The records should be repeated word for word, pictures excluded.

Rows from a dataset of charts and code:
-- start --
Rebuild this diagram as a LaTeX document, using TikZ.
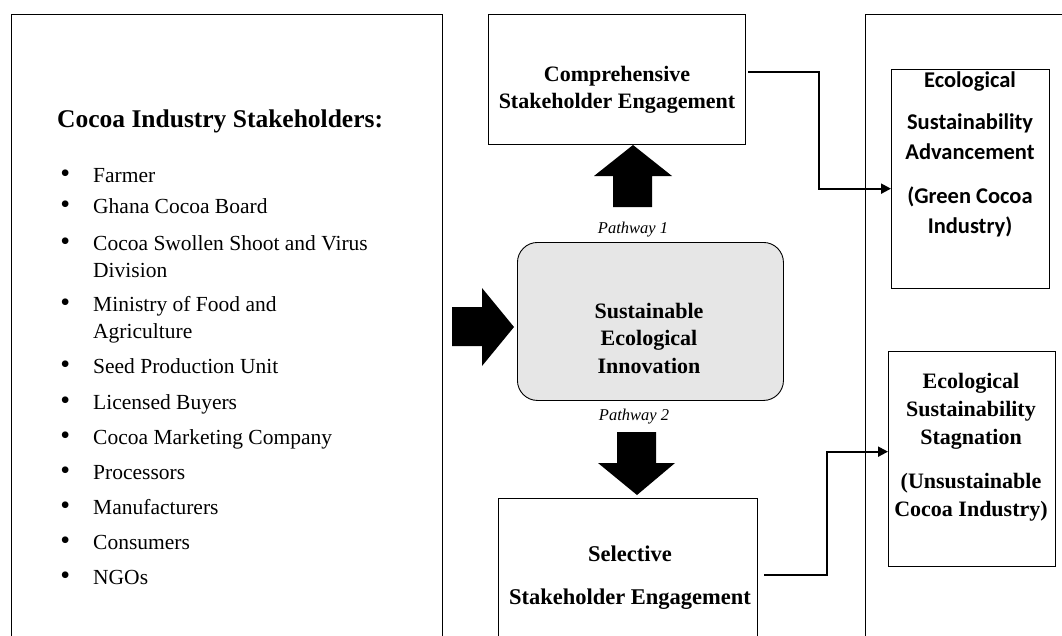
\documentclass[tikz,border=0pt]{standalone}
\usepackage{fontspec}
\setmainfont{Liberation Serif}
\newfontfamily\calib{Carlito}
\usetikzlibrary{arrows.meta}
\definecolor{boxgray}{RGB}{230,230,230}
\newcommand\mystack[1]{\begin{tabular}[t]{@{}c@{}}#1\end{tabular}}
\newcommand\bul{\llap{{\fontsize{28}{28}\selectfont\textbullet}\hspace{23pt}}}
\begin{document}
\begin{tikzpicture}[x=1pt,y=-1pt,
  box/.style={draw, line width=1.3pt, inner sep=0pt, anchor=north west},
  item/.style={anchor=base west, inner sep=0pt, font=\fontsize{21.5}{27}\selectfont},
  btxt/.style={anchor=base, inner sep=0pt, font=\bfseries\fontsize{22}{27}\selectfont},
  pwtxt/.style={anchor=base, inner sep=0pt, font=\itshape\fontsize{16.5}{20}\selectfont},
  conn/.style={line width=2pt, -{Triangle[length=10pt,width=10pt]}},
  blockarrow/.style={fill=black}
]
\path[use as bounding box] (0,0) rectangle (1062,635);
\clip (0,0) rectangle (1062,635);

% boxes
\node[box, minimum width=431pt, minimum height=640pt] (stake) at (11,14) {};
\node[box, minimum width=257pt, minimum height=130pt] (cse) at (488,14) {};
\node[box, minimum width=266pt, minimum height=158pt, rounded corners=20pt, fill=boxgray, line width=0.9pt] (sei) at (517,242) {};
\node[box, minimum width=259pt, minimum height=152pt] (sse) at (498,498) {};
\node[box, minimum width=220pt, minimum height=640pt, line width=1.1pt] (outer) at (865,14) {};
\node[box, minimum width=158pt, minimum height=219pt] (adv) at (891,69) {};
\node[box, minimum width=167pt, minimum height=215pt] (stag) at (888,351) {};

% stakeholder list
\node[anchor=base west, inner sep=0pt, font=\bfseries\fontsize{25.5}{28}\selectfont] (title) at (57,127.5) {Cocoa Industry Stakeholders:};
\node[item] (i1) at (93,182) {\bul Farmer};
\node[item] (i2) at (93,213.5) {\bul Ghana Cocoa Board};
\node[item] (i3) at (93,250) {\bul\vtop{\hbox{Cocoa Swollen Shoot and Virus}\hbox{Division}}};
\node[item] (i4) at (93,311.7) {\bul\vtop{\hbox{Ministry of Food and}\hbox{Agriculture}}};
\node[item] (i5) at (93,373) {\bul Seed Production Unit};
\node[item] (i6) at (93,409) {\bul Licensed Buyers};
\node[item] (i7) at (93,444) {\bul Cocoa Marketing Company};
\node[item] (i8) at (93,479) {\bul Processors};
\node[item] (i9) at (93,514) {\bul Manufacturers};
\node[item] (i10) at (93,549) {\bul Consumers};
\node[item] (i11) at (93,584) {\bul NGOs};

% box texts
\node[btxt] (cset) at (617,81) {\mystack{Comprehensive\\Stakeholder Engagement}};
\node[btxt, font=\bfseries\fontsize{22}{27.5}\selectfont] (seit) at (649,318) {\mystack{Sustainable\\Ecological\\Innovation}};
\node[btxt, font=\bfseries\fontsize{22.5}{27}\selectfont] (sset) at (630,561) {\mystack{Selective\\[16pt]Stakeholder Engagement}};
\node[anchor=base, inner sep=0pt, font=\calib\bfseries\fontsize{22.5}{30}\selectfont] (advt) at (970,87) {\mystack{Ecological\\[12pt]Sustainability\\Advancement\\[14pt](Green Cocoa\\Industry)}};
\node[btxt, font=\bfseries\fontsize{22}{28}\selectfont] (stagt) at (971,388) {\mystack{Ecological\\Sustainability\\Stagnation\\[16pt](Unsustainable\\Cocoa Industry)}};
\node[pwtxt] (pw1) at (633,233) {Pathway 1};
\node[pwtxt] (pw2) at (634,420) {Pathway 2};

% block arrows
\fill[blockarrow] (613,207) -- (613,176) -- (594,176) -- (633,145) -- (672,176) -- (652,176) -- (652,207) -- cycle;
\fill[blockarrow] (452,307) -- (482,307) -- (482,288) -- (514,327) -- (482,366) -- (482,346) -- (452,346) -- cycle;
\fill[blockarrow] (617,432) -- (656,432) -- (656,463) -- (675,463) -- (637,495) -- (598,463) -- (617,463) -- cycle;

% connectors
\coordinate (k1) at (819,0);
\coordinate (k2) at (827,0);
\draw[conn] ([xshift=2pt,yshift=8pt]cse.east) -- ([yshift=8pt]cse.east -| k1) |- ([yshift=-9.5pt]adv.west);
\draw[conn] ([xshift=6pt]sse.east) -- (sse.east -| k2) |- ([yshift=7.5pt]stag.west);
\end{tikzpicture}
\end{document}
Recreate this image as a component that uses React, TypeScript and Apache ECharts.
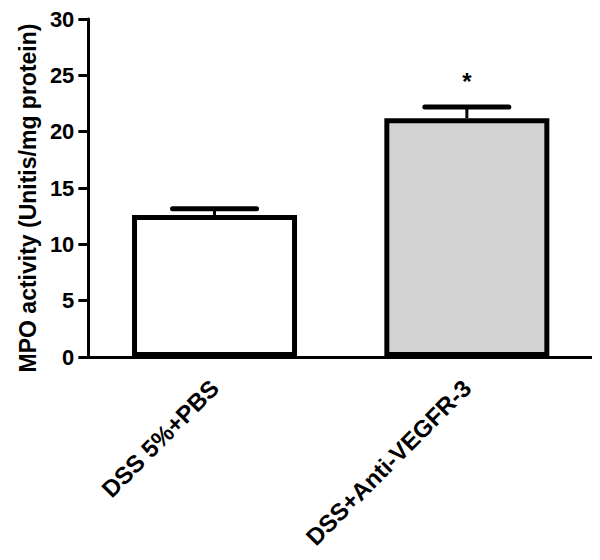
-- end --
• Response to this task:
Rebuild this diagram as a LaTeX document, using TikZ.
\documentclass[tikz,border=0pt]{standalone}
\usepackage{fontspec}
\setmainfont{Liberation Serif}
\newfontfamily\calib{Carlito}
\usetikzlibrary{arrows.meta}
\definecolor{boxgray}{RGB}{230,230,230}
\newcommand\mystack[1]{\begin{tabular}[t]{@{}c@{}}#1\end{tabular}}
\newcommand\bul{\llap{{\fontsize{28}{28}\selectfont\textbullet}\hspace{23pt}}}
\begin{document}
\begin{tikzpicture}[x=1pt,y=-1pt,
  box/.style={draw, line width=1.3pt, inner sep=0pt, anchor=north west},
  item/.style={anchor=base west, inner sep=0pt, font=\fontsize{21.5}{27}\selectfont},
  btxt/.style={anchor=base, inner sep=0pt, font=\bfseries\fontsize{22}{27}\selectfont},
  pwtxt/.style={anchor=base, inner sep=0pt, font=\itshape\fontsize{16.5}{20}\selectfont},
  conn/.style={line width=2pt, -{Triangle[length=10pt,width=10pt]}},
  blockarrow/.style={fill=black}
]
\path[use as bounding box] (0,0) rectangle (1062,635);
\clip (0,0) rectangle (1062,635);

% boxes
\node[box, minimum width=431pt, minimum height=640pt] (stake) at (11,14) {};
\node[box, minimum width=257pt, minimum height=130pt] (cse) at (488,14) {};
\node[box, minimum width=266pt, minimum height=158pt, rounded corners=20pt, fill=boxgray, line width=0.9pt] (sei) at (517,242) {};
\node[box, minimum width=259pt, minimum height=152pt] (sse) at (498,498) {};
\node[box, minimum width=220pt, minimum height=640pt, line width=1.1pt] (outer) at (865,14) {};
\node[box, minimum width=158pt, minimum height=219pt] (adv) at (891,69) {};
\node[box, minimum width=167pt, minimum height=215pt] (stag) at (888,351) {};

% stakeholder list
\node[anchor=base west, inner sep=0pt, font=\bfseries\fontsize{25.5}{28}\selectfont] (title) at (57,127.5) {Cocoa Industry Stakeholders:};
\node[item] (i1) at (93,182) {\bul Farmer};
\node[item] (i2) at (93,213.5) {\bul Ghana Cocoa Board};
\node[item] (i3) at (93,250) {\bul\vtop{\hbox{Cocoa Swollen Shoot and Virus}\hbox{Division}}};
\node[item] (i4) at (93,311.7) {\bul\vtop{\hbox{Ministry of Food and}\hbox{Agriculture}}};
\node[item] (i5) at (93,373) {\bul Seed Production Unit};
\node[item] (i6) at (93,409) {\bul Licensed Buyers};
\node[item] (i7) at (93,444) {\bul Cocoa Marketing Company};
\node[item] (i8) at (93,479) {\bul Processors};
\node[item] (i9) at (93,514) {\bul Manufacturers};
\node[item] (i10) at (93,549) {\bul Consumers};
\node[item] (i11) at (93,584) {\bul NGOs};

% box texts
\node[btxt] (cset) at (617,81) {\mystack{Comprehensive\\Stakeholder Engagement}};
\node[btxt, font=\bfseries\fontsize{22}{27.5}\selectfont] (seit) at (649,318) {\mystack{Sustainable\\Ecological\\Innovation}};
\node[btxt, font=\bfseries\fontsize{22.5}{27}\selectfont] (sset) at (630,561) {\mystack{Selective\\[16pt]Stakeholder Engagement}};
\node[anchor=base, inner sep=0pt, font=\calib\bfseries\fontsize{22.5}{30}\selectfont] (advt) at (970,87) {\mystack{Ecological\\[12pt]Sustainability\\Advancement\\[14pt](Green Cocoa\\Industry)}};
\node[btxt, font=\bfseries\fontsize{22}{28}\selectfont] (stagt) at (971,388) {\mystack{Ecological\\Sustainability\\Stagnation\\[16pt](Unsustainable\\Cocoa Industry)}};
\node[pwtxt] (pw1) at (633,233) {Pathway 1};
\node[pwtxt] (pw2) at (634,420) {Pathway 2};

% block arrows
\fill[blockarrow] (613,207) -- (613,176) -- (594,176) -- (633,145) -- (672,176) -- (652,176) -- (652,207) -- cycle;
\fill[blockarrow] (452,307) -- (482,307) -- (482,288) -- (514,327) -- (482,366) -- (482,346) -- (452,346) -- cycle;
\fill[blockarrow] (617,432) -- (656,432) -- (656,463) -- (675,463) -- (637,495) -- (598,463) -- (617,463) -- cycle;

% connectors
\coordinate (k1) at (819,0);
\coordinate (k2) at (827,0);
\draw[conn] ([xshift=2pt,yshift=8pt]cse.east) -- ([yshift=8pt]cse.east -| k1) |- ([yshift=-9.5pt]adv.west);
\draw[conn] ([xshift=6pt]sse.east) -- (sse.east -| k2) |- ([yshift=7.5pt]stag.west);
\end{tikzpicture}
\end{document}
Recreate this image as a component that uses React, TypeScript and Apache ECharts.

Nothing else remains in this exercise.